▶ TASK TO CARRY OUT:
Copy out the listing that follows, exact in every word, and skip the images.
* Begin *
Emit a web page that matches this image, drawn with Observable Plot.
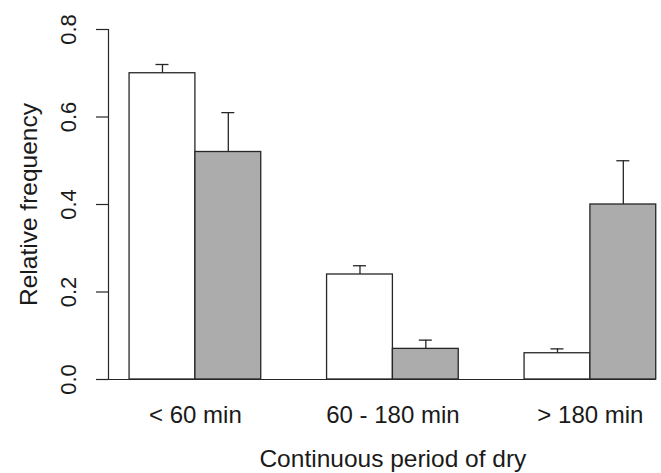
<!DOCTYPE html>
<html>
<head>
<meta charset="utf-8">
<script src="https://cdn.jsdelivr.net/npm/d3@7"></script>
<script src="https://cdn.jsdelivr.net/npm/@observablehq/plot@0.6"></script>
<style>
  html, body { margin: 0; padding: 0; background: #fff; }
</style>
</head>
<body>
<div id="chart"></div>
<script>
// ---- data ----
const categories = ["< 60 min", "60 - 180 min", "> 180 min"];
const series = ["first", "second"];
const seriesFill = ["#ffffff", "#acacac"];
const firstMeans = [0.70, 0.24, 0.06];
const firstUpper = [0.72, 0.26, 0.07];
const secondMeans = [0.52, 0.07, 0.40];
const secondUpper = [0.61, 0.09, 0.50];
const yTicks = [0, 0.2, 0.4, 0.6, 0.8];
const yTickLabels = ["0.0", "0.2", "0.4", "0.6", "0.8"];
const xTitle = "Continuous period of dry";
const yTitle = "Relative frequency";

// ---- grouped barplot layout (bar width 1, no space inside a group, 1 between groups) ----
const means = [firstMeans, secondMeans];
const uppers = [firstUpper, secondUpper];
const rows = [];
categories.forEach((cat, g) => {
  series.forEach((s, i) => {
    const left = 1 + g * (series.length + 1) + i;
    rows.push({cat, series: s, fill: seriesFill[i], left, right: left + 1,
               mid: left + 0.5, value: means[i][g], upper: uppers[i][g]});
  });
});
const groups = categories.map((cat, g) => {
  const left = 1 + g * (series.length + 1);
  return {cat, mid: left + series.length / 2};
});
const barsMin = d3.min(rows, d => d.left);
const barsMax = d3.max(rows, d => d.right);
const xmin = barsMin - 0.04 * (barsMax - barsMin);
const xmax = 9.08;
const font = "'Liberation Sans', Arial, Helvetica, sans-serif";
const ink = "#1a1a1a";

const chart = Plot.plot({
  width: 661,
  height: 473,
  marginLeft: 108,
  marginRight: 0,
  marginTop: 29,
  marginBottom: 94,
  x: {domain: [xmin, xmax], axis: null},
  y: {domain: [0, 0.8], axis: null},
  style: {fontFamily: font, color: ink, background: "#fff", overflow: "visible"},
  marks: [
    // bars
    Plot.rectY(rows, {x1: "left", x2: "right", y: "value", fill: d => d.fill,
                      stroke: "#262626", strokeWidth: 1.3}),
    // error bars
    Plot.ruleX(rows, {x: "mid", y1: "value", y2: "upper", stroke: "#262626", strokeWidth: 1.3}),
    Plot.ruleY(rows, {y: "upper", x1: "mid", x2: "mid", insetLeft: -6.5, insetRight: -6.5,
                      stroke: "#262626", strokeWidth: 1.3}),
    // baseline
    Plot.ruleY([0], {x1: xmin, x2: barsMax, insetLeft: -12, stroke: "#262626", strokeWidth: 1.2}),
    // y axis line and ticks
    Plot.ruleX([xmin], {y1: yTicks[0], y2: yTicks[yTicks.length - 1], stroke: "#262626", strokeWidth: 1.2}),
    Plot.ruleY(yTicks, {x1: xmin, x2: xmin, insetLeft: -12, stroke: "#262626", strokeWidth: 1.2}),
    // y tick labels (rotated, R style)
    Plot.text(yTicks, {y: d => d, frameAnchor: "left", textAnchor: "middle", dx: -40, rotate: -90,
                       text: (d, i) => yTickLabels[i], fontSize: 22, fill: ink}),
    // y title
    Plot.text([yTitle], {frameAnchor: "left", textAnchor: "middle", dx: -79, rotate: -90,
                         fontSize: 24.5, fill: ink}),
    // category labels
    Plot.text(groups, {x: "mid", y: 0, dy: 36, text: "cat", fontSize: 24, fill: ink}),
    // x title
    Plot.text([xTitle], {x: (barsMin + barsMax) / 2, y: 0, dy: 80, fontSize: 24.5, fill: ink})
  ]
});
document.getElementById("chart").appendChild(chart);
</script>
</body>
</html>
* End *
▶ THE COMPLETED TASK:
Emit a web page that matches this image, drawn with Observable Plot.
<!DOCTYPE html>
<html>
<head>
<meta charset="utf-8">
<script src="https://cdn.jsdelivr.net/npm/d3@7"></script>
<script src="https://cdn.jsdelivr.net/npm/@observablehq/plot@0.6"></script>
<style>
  html, body { margin: 0; padding: 0; background: #fff; }
</style>
</head>
<body>
<div id="chart"></div>
<script>
// ---- data ----
const categories = ["< 60 min", "60 - 180 min", "> 180 min"];
const series = ["first", "second"];
const seriesFill = ["#ffffff", "#acacac"];
const firstMeans = [0.70, 0.24, 0.06];
const firstUpper = [0.72, 0.26, 0.07];
const secondMeans = [0.52, 0.07, 0.40];
const secondUpper = [0.61, 0.09, 0.50];
const yTicks = [0, 0.2, 0.4, 0.6, 0.8];
const yTickLabels = ["0.0", "0.2", "0.4", "0.6", "0.8"];
const xTitle = "Continuous period of dry";
const yTitle = "Relative frequency";

// ---- grouped barplot layout (bar width 1, no space inside a group, 1 between groups) ----
const means = [firstMeans, secondMeans];
const uppers = [firstUpper, secondUpper];
const rows = [];
categories.forEach((cat, g) => {
  series.forEach((s, i) => {
    const left = 1 + g * (series.length + 1) + i;
    rows.push({cat, series: s, fill: seriesFill[i], left, right: left + 1,
               mid: left + 0.5, value: means[i][g], upper: uppers[i][g]});
  });
});
const groups = categories.map((cat, g) => {
  const left = 1 + g * (series.length + 1);
  return {cat, mid: left + series.length / 2};
});
const barsMin = d3.min(rows, d => d.left);
const barsMax = d3.max(rows, d => d.right);
const xmin = barsMin - 0.04 * (barsMax - barsMin);
const xmax = 9.08;
const font = "'Liberation Sans', Arial, Helvetica, sans-serif";
const ink = "#1a1a1a";

const chart = Plot.plot({
  width: 661,
  height: 473,
  marginLeft: 108,
  marginRight: 0,
  marginTop: 29,
  marginBottom: 94,
  x: {domain: [xmin, xmax], axis: null},
  y: {domain: [0, 0.8], axis: null},
  style: {fontFamily: font, color: ink, background: "#fff", overflow: "visible"},
  marks: [
    // bars
    Plot.rectY(rows, {x1: "left", x2: "right", y: "value", fill: d => d.fill,
                      stroke: "#262626", strokeWidth: 1.3}),
    // error bars
    Plot.ruleX(rows, {x: "mid", y1: "value", y2: "upper", stroke: "#262626", strokeWidth: 1.3}),
    Plot.ruleY(rows, {y: "upper", x1: "mid", x2: "mid", insetLeft: -6.5, insetRight: -6.5,
                      stroke: "#262626", strokeWidth: 1.3}),
    // baseline
    Plot.ruleY([0], {x1: xmin, x2: barsMax, insetLeft: -12, stroke: "#262626", strokeWidth: 1.2}),
    // y axis line and ticks
    Plot.ruleX([xmin], {y1: yTicks[0], y2: yTicks[yTicks.length - 1], stroke: "#262626", strokeWidth: 1.2}),
    Plot.ruleY(yTicks, {x1: xmin, x2: xmin, insetLeft: -12, stroke: "#262626", strokeWidth: 1.2}),
    // y tick labels (rotated, R style)
    Plot.text(yTicks, {y: d => d, frameAnchor: "left", textAnchor: "middle", dx: -40, rotate: -90,
                       text: (d, i) => yTickLabels[i], fontSize: 22, fill: ink}),
    // y title
    Plot.text([yTitle], {frameAnchor: "left", textAnchor: "middle", dx: -79, rotate: -90,
                         fontSize: 24.5, fill: ink}),
    // category labels
    Plot.text(groups, {x: "mid", y: 0, dy: 36, text: "cat", fontSize: 24, fill: ink}),
    // x title
    Plot.text([xTitle], {x: (barsMin + barsMax) / 2, y: 0, dy: 80, fontSize: 24.5, fill: ink})
  ]
});
document.getElementById("chart").appendChild(chart);
</script>
</body>
</html>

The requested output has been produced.